Written instruction: Report the number of lines in these entries that contain "code". Write only the number.

Material supplied:
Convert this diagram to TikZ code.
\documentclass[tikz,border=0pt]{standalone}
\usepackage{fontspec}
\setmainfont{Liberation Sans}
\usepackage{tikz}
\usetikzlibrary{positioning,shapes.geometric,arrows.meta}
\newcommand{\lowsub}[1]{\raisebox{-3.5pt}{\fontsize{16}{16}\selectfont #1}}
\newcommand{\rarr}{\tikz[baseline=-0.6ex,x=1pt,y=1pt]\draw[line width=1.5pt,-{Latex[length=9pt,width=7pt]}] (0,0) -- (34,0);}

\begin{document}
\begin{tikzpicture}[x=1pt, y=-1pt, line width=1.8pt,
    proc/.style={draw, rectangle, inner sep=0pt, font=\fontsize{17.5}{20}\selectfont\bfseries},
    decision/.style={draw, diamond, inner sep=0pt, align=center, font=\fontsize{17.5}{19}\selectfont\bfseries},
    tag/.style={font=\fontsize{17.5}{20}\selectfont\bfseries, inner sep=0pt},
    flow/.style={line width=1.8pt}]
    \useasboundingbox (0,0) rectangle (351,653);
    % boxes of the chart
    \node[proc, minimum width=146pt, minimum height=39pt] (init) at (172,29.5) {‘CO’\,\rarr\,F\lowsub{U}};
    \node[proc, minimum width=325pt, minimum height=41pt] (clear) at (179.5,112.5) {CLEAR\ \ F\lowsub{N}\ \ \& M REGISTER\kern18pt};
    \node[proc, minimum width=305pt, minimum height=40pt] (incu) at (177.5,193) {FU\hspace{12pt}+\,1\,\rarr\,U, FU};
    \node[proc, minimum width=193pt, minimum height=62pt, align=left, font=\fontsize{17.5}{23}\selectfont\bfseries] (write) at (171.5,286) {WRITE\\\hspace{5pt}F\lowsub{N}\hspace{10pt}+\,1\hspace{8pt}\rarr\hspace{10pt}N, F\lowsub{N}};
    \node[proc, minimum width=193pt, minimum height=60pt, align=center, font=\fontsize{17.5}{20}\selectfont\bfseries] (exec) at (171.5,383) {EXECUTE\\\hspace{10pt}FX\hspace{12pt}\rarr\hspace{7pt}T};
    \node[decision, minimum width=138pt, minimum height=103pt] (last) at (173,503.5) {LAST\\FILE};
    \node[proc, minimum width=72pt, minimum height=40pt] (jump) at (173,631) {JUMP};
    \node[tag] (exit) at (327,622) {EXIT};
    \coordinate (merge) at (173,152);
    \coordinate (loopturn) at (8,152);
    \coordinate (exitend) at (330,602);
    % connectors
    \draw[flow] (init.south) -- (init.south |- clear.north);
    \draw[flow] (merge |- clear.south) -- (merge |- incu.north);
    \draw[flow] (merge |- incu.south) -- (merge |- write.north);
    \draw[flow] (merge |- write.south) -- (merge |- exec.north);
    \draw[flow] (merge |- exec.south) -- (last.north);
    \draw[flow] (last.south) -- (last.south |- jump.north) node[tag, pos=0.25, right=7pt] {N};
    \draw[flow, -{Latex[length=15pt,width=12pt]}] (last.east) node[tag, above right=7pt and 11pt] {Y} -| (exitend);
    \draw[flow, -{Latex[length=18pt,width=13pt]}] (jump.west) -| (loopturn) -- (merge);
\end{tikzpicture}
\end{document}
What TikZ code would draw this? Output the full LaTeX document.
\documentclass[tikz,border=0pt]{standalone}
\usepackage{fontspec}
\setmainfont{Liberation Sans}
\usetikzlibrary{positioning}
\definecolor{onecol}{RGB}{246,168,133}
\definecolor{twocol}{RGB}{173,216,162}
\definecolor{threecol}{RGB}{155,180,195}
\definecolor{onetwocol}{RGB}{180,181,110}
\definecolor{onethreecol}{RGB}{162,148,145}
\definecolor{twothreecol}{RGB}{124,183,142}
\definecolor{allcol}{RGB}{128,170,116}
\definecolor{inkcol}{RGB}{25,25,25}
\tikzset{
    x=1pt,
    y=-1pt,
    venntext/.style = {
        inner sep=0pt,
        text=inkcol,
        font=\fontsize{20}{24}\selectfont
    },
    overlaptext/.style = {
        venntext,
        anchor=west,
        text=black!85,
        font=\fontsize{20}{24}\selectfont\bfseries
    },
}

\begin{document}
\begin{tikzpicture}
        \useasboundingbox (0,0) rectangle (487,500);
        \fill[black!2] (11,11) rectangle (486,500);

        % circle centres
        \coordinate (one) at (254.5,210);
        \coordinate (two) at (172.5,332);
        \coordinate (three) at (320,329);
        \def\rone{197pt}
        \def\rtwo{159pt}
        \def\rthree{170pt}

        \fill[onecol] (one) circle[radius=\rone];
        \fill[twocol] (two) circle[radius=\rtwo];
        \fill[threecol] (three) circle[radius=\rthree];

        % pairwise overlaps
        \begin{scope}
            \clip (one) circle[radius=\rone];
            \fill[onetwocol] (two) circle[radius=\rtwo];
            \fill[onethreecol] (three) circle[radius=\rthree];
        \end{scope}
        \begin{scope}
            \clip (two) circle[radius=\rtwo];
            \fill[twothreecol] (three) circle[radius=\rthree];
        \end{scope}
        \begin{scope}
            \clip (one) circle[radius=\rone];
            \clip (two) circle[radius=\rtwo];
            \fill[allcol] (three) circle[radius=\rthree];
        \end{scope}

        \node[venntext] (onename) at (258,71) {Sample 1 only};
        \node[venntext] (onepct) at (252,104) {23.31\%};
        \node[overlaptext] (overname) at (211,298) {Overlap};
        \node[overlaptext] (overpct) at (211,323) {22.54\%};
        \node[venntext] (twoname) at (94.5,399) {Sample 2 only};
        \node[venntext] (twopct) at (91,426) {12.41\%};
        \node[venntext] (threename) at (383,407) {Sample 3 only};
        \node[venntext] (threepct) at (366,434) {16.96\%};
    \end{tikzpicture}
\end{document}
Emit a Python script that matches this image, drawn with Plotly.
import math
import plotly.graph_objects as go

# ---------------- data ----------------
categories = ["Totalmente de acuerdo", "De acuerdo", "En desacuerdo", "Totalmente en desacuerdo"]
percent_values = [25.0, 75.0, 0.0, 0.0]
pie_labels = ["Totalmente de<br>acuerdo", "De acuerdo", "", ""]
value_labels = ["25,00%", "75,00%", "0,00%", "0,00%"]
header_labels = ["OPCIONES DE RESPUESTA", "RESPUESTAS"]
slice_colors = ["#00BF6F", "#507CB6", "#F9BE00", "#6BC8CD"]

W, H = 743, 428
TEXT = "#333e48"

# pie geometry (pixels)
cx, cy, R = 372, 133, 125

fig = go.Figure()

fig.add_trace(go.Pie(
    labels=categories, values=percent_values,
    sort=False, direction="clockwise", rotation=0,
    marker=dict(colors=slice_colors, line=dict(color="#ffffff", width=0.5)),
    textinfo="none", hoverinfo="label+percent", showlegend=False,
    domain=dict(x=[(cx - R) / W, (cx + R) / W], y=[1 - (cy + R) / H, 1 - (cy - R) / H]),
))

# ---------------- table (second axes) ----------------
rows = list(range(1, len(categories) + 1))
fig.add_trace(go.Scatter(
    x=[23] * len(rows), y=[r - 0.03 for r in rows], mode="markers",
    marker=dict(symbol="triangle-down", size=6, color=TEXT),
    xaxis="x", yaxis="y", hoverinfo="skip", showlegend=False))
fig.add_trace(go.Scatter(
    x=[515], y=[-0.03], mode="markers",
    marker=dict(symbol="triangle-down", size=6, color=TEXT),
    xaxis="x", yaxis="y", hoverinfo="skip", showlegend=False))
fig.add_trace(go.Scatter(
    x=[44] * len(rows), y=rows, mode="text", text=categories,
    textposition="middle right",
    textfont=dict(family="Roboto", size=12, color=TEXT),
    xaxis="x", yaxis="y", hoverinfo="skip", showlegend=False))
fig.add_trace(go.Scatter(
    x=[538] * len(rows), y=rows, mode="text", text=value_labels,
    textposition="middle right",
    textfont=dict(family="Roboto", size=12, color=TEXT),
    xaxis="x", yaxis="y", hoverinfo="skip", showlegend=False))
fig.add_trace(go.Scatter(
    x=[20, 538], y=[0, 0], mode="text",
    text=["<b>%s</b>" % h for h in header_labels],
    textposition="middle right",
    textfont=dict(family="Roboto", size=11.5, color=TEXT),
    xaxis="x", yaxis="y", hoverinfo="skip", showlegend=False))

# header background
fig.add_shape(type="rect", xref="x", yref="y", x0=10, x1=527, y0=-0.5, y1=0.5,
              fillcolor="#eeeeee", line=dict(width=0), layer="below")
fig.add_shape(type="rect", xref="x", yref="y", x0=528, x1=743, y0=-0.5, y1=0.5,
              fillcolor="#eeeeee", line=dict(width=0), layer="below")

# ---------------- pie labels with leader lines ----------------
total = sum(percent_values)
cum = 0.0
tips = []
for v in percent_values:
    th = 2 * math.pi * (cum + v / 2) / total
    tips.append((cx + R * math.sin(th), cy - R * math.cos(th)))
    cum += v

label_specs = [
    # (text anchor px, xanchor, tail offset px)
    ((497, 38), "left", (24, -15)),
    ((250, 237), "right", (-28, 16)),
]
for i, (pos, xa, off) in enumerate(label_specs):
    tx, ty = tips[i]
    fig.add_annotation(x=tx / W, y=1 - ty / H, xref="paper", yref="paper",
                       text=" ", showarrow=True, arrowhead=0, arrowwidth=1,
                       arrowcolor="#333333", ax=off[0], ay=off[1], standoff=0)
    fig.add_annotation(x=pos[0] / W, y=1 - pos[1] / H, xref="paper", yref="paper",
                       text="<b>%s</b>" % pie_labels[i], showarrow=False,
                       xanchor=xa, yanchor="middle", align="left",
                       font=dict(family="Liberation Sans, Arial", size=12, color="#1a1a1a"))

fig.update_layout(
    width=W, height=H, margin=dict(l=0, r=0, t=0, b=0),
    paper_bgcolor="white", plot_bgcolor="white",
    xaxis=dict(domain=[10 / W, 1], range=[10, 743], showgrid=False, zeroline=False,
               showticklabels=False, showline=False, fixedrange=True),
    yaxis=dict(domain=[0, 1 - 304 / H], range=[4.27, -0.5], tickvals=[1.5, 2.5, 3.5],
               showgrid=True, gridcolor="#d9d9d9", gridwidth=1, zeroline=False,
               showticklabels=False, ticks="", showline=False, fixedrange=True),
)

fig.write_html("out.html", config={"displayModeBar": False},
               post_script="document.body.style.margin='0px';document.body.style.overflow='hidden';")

Task solution: 2